Correlation does not imply causation (again, now with numbers)
It’s especially tempting to treat a large |r| as evidence of causation. But you can have a strong correlation when:
- both variables are driven by a third variable (confounding)
- the association is due to how/where data were collected
- the relationship is not causal even if it is predictive
On free-response questions, one common expectation is that you use careful language: “is associated with,” “tends to,” “shows a relationship,” rather than “causes.”
Exam Focus
- Typical question patterns:
- “Interpret the correlation r in context.” (Direction, strength, linear, and variables.)
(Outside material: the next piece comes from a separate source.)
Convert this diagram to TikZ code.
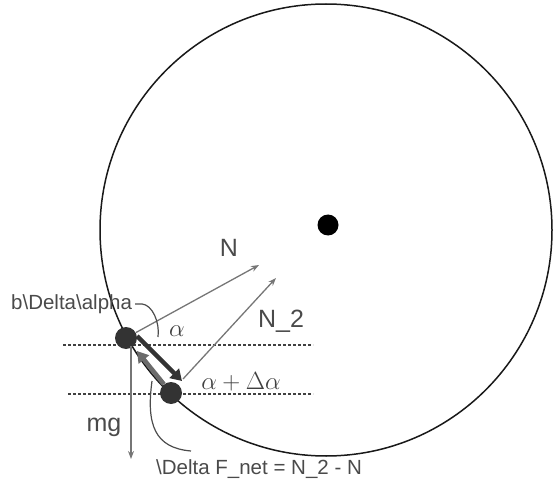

- “Explain why correlation is (or is not) an appropriate summary.” (Check linearity and outliers.)
- “Describe how r changes under transformations.” (Unit changes don’t affect r; multiplying by a negative flips the sign.)
- Common mistakes:
- Treating r as describing any relationship, not specifically a linear one (missing a curved pattern).
- Claiming causation from a strong correlation in observational data.
- Ignoring outliers—reporting r without noting a point that may be driving it.